Test Kitchen Tip: If you’re adding a rub to your ribs and if time allows, apply the seasoning mix to the meat a few hours before cooking, then refrigerate until it’s time to proceed with the recipe. (Check your instructions for how long to cook baby back ribs, then work backward to time it right.) This will allow the flavors to permeate into the meat more than if you cook immediately.

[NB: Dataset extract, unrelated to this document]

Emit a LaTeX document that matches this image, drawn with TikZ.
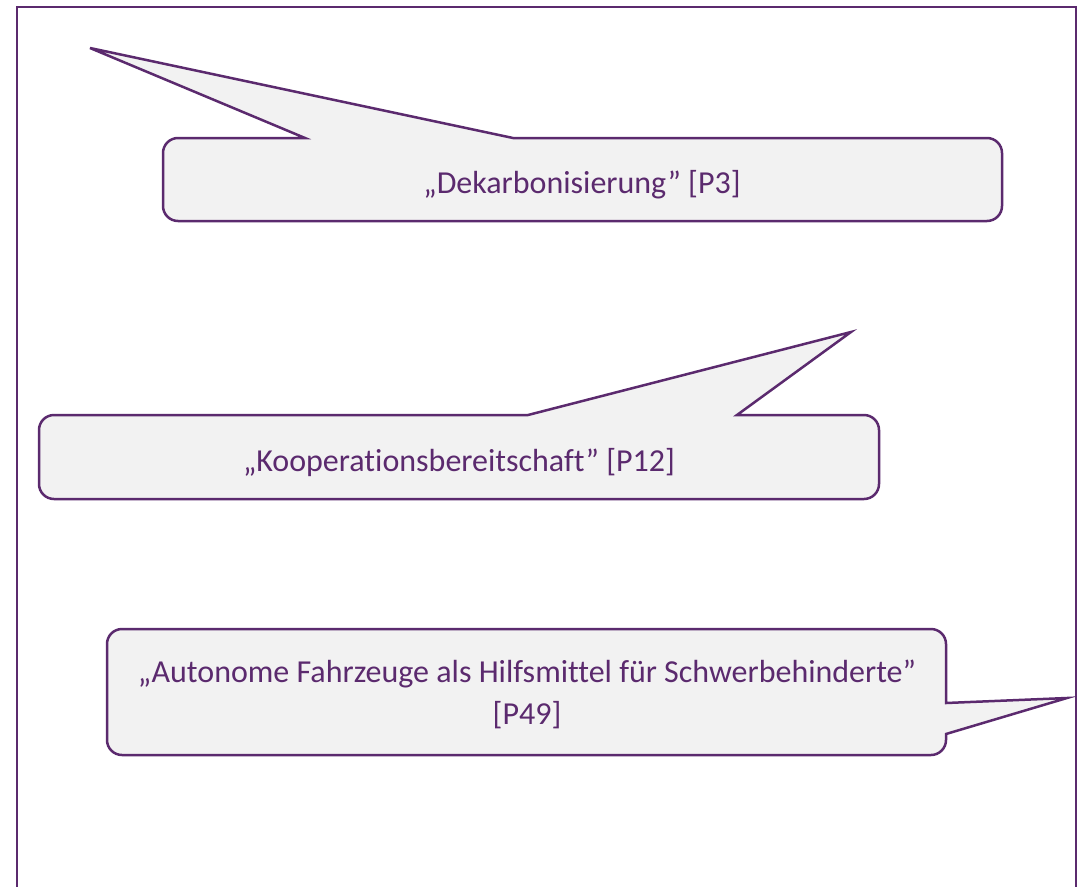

Regardless of which method you choose for how to cook baby back ribs, it’s essential not to overcook or undercook the meat to score your most succulent results. When the ribs are nearing the end of their cook time, the meat will begin to retract, exposing the rib tips. To test for doneness, you can try one of these four tests:

  • ‘U’ Shape: Hold the ribs in the middle with tongs. When the ribs are ready, the rack will sag in a reversed ‘U’ shape. The meat may crack a bit, too, which is a good sign.
  • Rib Twist: Grab an exposed bone tip with your tongs and gently twist it. If the bone turns easily, the ribs are done.
  • Toothpick Test: Insert a toothpick between the ribs. If the meat is tender and the pick slides in and out easily, they’re good to go.
  • Meat Thermometer: The USDA officially deems 145°F as the safe internal temperature of ribs. At this level, however, the meat tends to be rubbery and tough because the collagen takes time to break down. The temperature to cook baby back ribs is a topic of debate: Most rib experts recommend cooking until at least 180°F, and often to 195°F to 203°F. Use a meat thermometer ($15, Amazon) for a temp check. The probe should slide in and out easily, and anywhere within that range should be a sure bet, especially if the ribs pass one of the other doneness tests, too.

As soon as you reach a point where the ribs pass the test, cover them with foil and allow the ribs to rest for 10 minutes. Then gather your dinner companions and grab a stack of napkins because it’s time for the final and most important step—to dive in and devour.